Non-Compete Clauses in India: Between Contractual Control and Constitutional Freedom

The idea that an employee cannot join a competitor or start a competing business after leaving their job is not new. Employers across industries insert non-compete clauses in appointment letters or have employees sign non-compete undertakings during employment, often without much negotiation. These clauses, though common, carry serious enforceability issues under Indian law — particularly when they attempt to restrict employees after their resignation or termination.

Under Section 27 of the Indian Contract Act, 1872, any agreement that restrains a person from carrying on a lawful profession, trade or business is void, unless it fits within a narrow exception. This legal position is not just theoretical — it has been consistently upheld by Indian courts over the decades.

The distinction is clear: a restriction during employment may be enforceable, but once the employee exits the organisation, a non-compete clause usually becomes legally irrelevant. The Supreme Court, in Niranjan Shankar Golikari v. Century Spinning & Mfg. Co. Ltd., allowed a non-compete clause to operate during the term of service on the grounds that it protected the employer’s confidential information and proprietary interests. However, in Superintendence Co. of India v. Krishan Murgai, the Court took a different view of post-employment restraints and ruled them void for being in conflict with Section 27.

Even if a post-employment non-compete clause is formally agreed upon — whether embedded in the offer letter or signed later during employment — it does not automatically pass the test of enforceability. Indian courts examine such clauses with a clear lens: does the clause amount to a restriction on trade? Does it unjustifiably interfere with the employee’s right to livelihood? Was it agreed upon under unequal bargaining power?

Most post-employment non-compete clauses fail these tests. The situation is especially problematic where the employer uses pressure tactics — for instance, asking an employee mid-way through their tenure to sign a fresh undertaking stating they won’t join any competitor for one or two years after leaving. Indian courts have time and again invalidated such arrangements as being contrary to public policy and inconsistent with constitutional rights under Article 19(1)(g) of the Constitution.

This doesn’t mean all forms of post-employment restraint are void. There are limited exceptions. The sale of goodwill, for example, is a recognised exception under Section 27. If someone sells a business and agrees not to start a competing enterprise for a limited time in the same area, such a clause may be upheld. Similarly, employers can and should safeguard their sensitive business information by incorporating confidentiality and non-solicitation clauses, which are far more likely to be enforced by courts.
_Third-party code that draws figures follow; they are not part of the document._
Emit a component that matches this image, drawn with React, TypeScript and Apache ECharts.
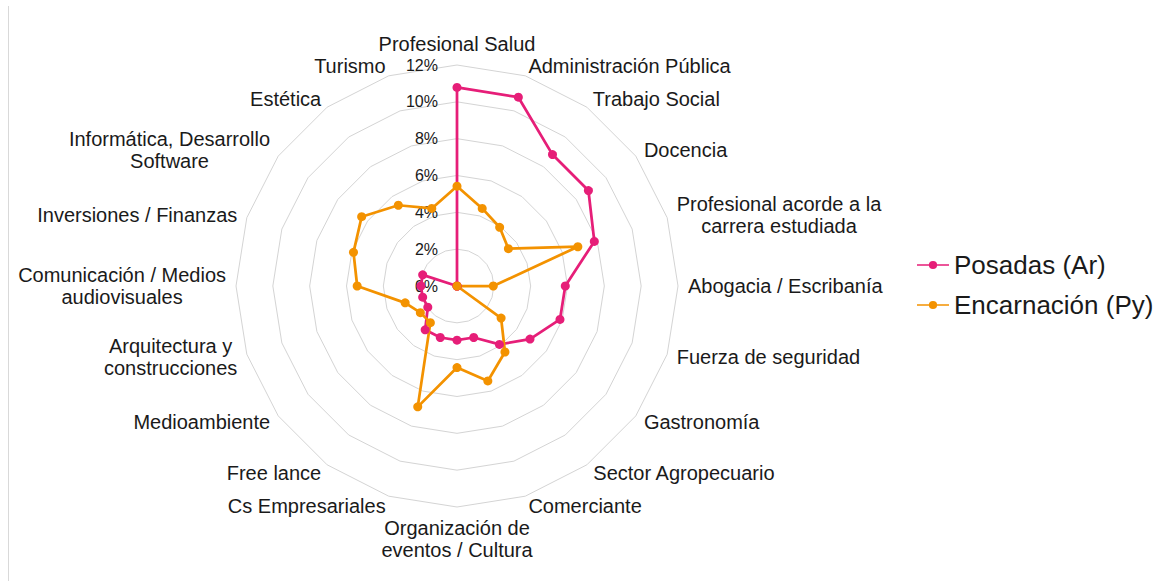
import React, { useEffect, useRef } from 'react';
import * as echarts from 'echarts';

const categories = [
  'Profesional Salud',
  'Administración Pública',
  'Trabajo Social',
  'Docencia',
  'Profesional acorde a la\ncarrera estudiada',
  'Abogacia / Escribanía',
  'Fuerza de seguridad',
  'Gastronomía',
  'Sector Agropecuario',
  'Comerciante',
  'Organización de\neventos / Cultura',
  'Cs Empresariales',
  'Free lance',
  'Medioambiente',
  'Arquitectura y\nconstrucciones',
  'Comunicación / Medios\naudiovisuales',
  'Inversiones / Finanzas',
  'Informática, Desarrollo\nSoftware',
  'Estética',
  'Turismo',
];

const posadas = [10.78, 10.78, 8.82, 8.82, 7.84, 5.88, 5.88, 4.9, 3.92, 2.94, 2.94, 2.94, 2.94, 1.96, 1.96, 1.96, 1.96, 0, 0, 0];
const encarnacion = [5.42, 4.43, 3.94, 3.45, 6.9, 1.97, 0, 2.96, 4.43, 5.42, 4.43, 6.9, 2.46, 2.46, 2.96, 5.42, 5.91, 6.4, 5.42, 4.43];

const seriesNames = ['Posadas (Ar)', 'Encarnación (Py)'];
const seriesColors = ['#E61E78', '#F39200'];
const axisMin = 0;
const axisMax = 12;
const splitCount = 6;

export default function App() {
  const ref = useRef<HTMLDivElement>(null);

  useEffect(() => {
    const chart = echarts.init(ref.current as HTMLDivElement, null, { renderer: 'svg' });
    const font = "'Liberation Sans', Arial, sans-serif";
    const textColor = '#1a1a1a';
    // ECharts lays indicators counter-clockwise; reorder so they read clockwise.
    const order = [0, ...categories.map((_, i) => i).slice(1).reverse()];
    const legendIcon = 'path://M0,4.2H35V5.8H0Z M22,5A4.5,4.5 0 1,1 13,5A4.5,4.5 0 1,1 22,5Z';

    chart.setOption({
      animation: false,
      backgroundColor: '#ffffff',
      textStyle: { fontFamily: font },
      graphic: [
        {
          type: 'line',
          shape: { x1: 8.5, y1: 6, x2: 8.5, y2: 581 },
          style: { stroke: '#d9d9d9', lineWidth: 1 },
          silent: true,
        },
      ],
      legend: {
        orient: 'vertical',
        left: 912,
        top: 247,
        itemWidth: 32,
        itemHeight: 9,
        itemGap: 14,
        data: seriesNames.map((n) => ({ name: n, icon: legendIcon })),
        textStyle: { fontSize: 26, color: textColor, fontFamily: font },
        itemStyle: { borderWidth: 0 },
      },
      radar: {
        center: [457, 286],
        radius: 221,
        startAngle: 90,
        shape: 'polygon',
        splitNumber: splitCount,
        nameGap: 10,
        indicator: order.map((idx, k) => ({
          name: categories[idx],
          min: axisMin,
          max: axisMax,
          ...(k === 0 ? { axisLabel: { show: true } } : {}),
        })),
        axisName: {
          color: textColor,
          fontSize: 20,
          fontFamily: font,
          formatter: (name: string) =>
            name
              .split('\n')
              .map((l) => `{c|${l}}`)
              .join('\n'),
          rich: {
            c: { align: 'center', fontSize: 20, lineHeight: 22, color: textColor, fontFamily: font },
          },
        },
        axisLine: { show: false },
        axisTick: { show: false },
        axisLabel: {
          show: false,
          margin: 19,
          fontSize: 16,
          color: textColor,
          fontFamily: font,
          formatter: (v: number) => `${v}%`,
        },
        splitLine: { lineStyle: { color: '#d4d4d4', width: 1 } },
        splitArea: { show: false },
      },
      series: [
        {
          type: 'radar',
          symbol: 'circle',
          symbolSize: 9,
          data: [
            {
              name: seriesNames[0],
              value: order.map((i) => posadas[i]),
              lineStyle: { color: seriesColors[0], width: 2.75 },
              itemStyle: { color: seriesColors[0] },
            },
            {
              name: seriesNames[1],
              value: order.map((i) => encarnacion[i]),
              lineStyle: { color: seriesColors[1], width: 2.75 },
              itemStyle: { color: seriesColors[1] },
            },
          ],
        },
      ],
    });

    return () => {
      chart.dispose();
    };
  }, []);

  return (
    <div
      ref={ref}
      style={{ position: 'fixed', left: 0, top: 0, width: 1169, height: 581, background: '#fff' }}
    />
  );
}
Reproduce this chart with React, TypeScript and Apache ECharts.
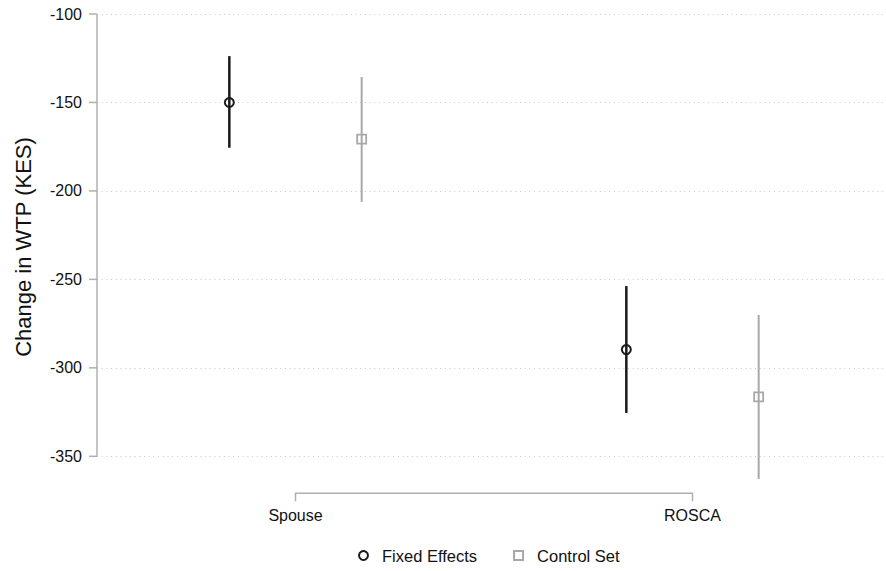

What is not advisable is the imposition of sweeping non-compete clauses that aim to restrict all future professional activity within an entire industry or geography. Such clauses are often overbroad, lack consideration, and are rarely proportional to the interest sought to be protected. In Percept D’Mark (India) Pvt. Ltd. v. Zaheer Khan, the Supreme Court reiterated that post-contractual restrictions violate the freedom to pursue a lawful profession and must be struck down.

From a practical standpoint, employers seeking to protect proprietary interests must focus on narrow tailoring — define what constitutes confidential information, restrict usage or disclosure of such information even after exit, and impose reasonable non-solicitation obligations (e.g., not poaching clients or colleagues for a fixed duration). Courts are far more sympathetic to such clauses, especially when drafted clearly and applied fairly.

On the other side, employees should be conscious that not every clause in a contract is legally valid just because it was signed. If a clause restrains trade, limits post-employment freedom without justification, or was signed under pressure, there’s a strong chance it won’t stand in court.

In conclusion, while employers are understandably concerned about protecting business interests, they must balance this concern against the legal and constitutional rights of individuals. Indian law is clear — the right to earn a livelihood cannot be contractually given up, especially not under conditions that mirror coercion or disproportionate restraint. A well-drafted confidentiality clause or narrowly tailored restraint may still serve the employer’s purpose without violating the employee’s rights. But overreaching non-compete clauses, even if embedded in the appointment letter or extracted during employment, will almost always fall foul of Section 27.